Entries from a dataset
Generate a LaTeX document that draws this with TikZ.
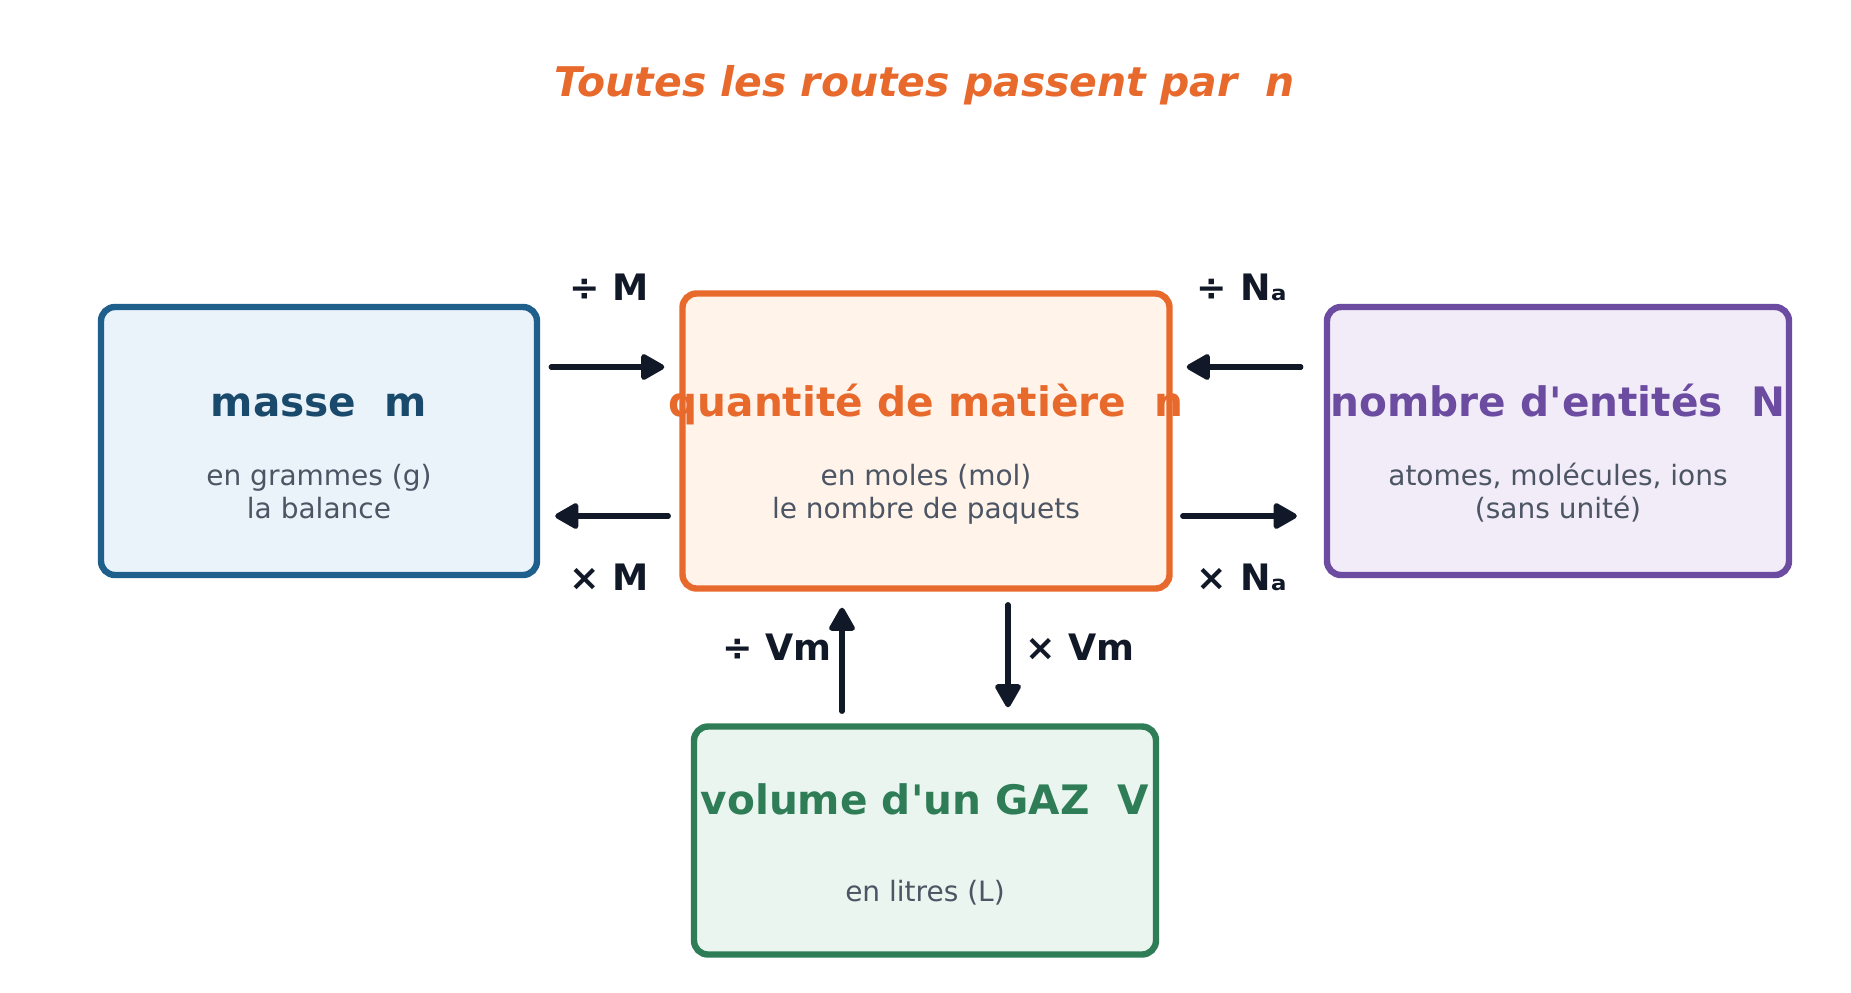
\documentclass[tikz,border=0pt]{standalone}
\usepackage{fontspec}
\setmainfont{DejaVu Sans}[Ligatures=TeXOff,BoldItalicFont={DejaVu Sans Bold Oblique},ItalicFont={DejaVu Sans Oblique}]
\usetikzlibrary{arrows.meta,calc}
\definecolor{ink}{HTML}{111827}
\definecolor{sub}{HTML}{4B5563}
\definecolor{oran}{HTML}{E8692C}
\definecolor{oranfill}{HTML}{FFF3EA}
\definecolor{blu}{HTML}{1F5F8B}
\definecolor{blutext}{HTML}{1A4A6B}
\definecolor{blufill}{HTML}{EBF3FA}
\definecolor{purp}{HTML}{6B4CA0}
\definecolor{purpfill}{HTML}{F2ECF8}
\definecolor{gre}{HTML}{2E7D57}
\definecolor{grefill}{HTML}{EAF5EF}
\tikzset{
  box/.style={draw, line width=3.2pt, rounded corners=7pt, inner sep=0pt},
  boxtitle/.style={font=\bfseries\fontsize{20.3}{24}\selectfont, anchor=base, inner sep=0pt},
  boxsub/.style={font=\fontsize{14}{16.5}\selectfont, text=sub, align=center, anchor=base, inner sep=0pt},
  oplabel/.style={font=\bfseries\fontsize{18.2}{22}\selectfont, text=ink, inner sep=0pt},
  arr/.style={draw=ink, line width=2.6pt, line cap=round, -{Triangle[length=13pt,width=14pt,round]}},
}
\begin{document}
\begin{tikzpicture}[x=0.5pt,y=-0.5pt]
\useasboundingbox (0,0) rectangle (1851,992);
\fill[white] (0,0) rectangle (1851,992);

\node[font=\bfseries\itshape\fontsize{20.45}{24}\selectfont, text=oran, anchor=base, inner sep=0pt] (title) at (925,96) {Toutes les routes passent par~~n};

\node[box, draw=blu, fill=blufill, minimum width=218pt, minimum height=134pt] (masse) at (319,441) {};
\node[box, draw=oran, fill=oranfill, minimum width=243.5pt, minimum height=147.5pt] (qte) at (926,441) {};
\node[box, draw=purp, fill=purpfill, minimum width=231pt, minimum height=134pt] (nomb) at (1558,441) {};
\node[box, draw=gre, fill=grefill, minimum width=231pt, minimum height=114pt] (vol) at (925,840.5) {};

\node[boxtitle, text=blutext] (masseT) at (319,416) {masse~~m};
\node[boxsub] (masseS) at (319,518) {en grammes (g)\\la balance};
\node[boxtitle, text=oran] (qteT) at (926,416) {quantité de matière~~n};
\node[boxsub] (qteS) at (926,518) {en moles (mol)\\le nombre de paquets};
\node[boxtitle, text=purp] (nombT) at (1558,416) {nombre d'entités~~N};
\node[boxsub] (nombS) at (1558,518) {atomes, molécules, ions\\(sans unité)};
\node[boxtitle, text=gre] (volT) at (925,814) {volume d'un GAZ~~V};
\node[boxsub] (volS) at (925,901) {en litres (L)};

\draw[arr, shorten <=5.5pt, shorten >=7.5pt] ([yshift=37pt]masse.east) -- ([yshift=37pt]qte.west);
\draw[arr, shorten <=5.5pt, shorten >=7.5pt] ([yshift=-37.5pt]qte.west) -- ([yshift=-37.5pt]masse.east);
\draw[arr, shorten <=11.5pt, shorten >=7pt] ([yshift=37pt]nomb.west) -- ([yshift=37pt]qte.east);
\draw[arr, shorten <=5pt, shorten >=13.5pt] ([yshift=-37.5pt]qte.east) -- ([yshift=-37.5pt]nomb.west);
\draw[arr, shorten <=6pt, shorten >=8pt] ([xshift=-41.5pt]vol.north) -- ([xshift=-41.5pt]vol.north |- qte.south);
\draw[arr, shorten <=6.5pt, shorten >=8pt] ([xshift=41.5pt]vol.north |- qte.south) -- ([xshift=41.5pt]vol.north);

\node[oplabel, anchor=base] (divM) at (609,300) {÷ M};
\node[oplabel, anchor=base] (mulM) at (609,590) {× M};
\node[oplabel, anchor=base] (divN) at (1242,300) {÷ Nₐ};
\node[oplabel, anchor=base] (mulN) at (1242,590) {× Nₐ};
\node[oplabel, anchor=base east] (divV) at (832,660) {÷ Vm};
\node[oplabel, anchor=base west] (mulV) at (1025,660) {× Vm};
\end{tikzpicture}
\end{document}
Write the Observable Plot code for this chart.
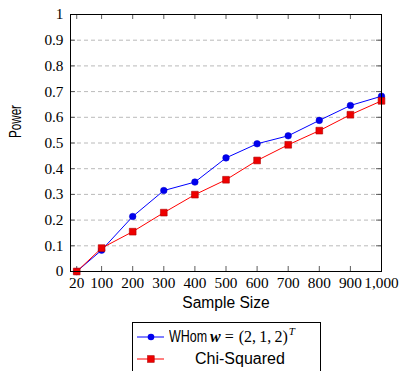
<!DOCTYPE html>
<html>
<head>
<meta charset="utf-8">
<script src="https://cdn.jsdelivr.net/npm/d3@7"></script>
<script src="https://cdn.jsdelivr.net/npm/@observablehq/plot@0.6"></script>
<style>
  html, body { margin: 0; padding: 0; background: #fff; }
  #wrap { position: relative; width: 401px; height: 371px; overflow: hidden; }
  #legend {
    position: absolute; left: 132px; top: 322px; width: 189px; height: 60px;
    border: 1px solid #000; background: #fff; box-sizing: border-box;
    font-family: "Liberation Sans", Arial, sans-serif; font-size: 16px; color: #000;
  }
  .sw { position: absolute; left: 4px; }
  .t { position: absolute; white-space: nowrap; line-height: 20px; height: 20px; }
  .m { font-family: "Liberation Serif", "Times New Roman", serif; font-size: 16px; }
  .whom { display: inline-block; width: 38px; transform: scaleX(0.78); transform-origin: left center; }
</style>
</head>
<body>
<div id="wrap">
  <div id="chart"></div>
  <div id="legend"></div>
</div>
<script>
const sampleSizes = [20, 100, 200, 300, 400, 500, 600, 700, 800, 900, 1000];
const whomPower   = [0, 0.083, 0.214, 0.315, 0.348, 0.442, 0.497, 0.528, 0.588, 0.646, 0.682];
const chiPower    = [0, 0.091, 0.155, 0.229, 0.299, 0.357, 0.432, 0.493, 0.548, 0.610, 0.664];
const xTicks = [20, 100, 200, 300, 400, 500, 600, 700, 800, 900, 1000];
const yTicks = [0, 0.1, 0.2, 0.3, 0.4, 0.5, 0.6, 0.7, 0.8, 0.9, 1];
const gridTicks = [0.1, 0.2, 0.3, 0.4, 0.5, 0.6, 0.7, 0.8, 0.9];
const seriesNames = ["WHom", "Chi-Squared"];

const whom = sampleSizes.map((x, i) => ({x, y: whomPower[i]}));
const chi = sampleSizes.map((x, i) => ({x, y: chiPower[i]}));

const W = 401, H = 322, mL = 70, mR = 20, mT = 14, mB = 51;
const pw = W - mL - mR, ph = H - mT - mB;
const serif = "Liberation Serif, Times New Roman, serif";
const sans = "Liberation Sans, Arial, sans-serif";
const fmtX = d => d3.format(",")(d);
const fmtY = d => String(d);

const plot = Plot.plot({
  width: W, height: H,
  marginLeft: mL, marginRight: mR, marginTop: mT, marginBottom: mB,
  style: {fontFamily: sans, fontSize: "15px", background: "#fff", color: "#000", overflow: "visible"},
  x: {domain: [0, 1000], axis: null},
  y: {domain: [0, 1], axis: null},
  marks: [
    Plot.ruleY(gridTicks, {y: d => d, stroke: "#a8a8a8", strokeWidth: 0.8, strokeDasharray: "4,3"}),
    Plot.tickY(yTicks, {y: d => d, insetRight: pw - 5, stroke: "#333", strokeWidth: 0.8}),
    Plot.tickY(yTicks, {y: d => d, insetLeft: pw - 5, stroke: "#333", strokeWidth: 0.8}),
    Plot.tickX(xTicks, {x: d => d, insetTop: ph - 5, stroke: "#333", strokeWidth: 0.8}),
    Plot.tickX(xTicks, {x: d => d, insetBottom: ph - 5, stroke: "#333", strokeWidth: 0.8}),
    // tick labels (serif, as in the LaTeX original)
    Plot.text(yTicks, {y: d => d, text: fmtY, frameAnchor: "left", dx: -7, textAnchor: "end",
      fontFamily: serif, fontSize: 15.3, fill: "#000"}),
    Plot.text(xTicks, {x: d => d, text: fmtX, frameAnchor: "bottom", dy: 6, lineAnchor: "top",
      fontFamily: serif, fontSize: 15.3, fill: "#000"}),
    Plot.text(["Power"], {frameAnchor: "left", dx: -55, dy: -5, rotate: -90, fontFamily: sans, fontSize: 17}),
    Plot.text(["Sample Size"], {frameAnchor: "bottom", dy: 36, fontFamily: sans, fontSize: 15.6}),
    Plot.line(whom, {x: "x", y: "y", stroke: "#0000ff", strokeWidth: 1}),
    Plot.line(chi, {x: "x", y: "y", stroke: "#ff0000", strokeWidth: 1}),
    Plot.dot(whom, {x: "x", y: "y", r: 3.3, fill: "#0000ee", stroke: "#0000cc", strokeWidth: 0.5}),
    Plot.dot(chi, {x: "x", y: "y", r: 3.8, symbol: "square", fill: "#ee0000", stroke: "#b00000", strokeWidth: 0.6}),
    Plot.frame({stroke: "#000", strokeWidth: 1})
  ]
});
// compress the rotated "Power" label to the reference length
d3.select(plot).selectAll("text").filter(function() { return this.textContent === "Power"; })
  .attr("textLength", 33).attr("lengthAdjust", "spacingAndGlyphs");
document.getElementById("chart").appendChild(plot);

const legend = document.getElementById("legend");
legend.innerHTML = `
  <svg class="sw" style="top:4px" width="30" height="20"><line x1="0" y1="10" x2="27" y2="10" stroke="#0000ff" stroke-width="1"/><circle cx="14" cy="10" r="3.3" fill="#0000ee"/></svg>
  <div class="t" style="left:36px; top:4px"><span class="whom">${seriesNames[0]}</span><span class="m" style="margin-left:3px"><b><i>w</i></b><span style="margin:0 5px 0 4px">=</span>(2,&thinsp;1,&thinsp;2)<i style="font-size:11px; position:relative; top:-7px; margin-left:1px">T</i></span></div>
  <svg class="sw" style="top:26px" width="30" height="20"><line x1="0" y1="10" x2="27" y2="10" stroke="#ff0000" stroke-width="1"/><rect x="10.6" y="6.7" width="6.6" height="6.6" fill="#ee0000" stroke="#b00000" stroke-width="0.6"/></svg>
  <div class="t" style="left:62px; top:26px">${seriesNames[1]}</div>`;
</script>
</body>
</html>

## Goal of the exercise
Copy the listing above exactly, but only from the line with "Write the Observable" through the line with "const chi = sampleSizes.map((x, i)", including those two lines and excluding any picture.

## Answer below
Write the Observable Plot code for this chart.
<!DOCTYPE html>
<html>
<head>
<meta charset="utf-8">
<script src="https://cdn.jsdelivr.net/npm/d3@7"></script>
<script src="https://cdn.jsdelivr.net/npm/@observablehq/plot@0.6"></script>
<style>
  html, body { margin: 0; padding: 0; background: #fff; }
  #wrap { position: relative; width: 401px; height: 371px; overflow: hidden; }
  #legend {
    position: absolute; left: 132px; top: 322px; width: 189px; height: 60px;
    border: 1px solid #000; background: #fff; box-sizing: border-box;
    font-family: "Liberation Sans", Arial, sans-serif; font-size: 16px; color: #000;
  }
  .sw { position: absolute; left: 4px; }
  .t { position: absolute; white-space: nowrap; line-height: 20px; height: 20px; }
  .m { font-family: "Liberation Serif", "Times New Roman", serif; font-size: 16px; }
  .whom { display: inline-block; width: 38px; transform: scaleX(0.78); transform-origin: left center; }
</style>
</head>
<body>
<div id="wrap">
  <div id="chart"></div>
  <div id="legend"></div>
</div>
<script>
const sampleSizes = [20, 100, 200, 300, 400, 500, 600, 700, 800, 900, 1000];
const whomPower   = [0, 0.083, 0.214, 0.315, 0.348, 0.442, 0.497, 0.528, 0.588, 0.646, 0.682];
const chiPower    = [0, 0.091, 0.155, 0.229, 0.299, 0.357, 0.432, 0.493, 0.548, 0.610, 0.664];
const xTicks = [20, 100, 200, 300, 400, 500, 600, 700, 800, 900, 1000];
const yTicks = [0, 0.1, 0.2, 0.3, 0.4, 0.5, 0.6, 0.7, 0.8, 0.9, 1];
const gridTicks = [0.1, 0.2, 0.3, 0.4, 0.5, 0.6, 0.7, 0.8, 0.9];
const seriesNames = ["WHom", "Chi-Squared"];

const whom = sampleSizes.map((x, i) => ({x, y: whomPower[i]}));
const chi = sampleSizes.map((x, i) => ({x, y: chiPower[i]}));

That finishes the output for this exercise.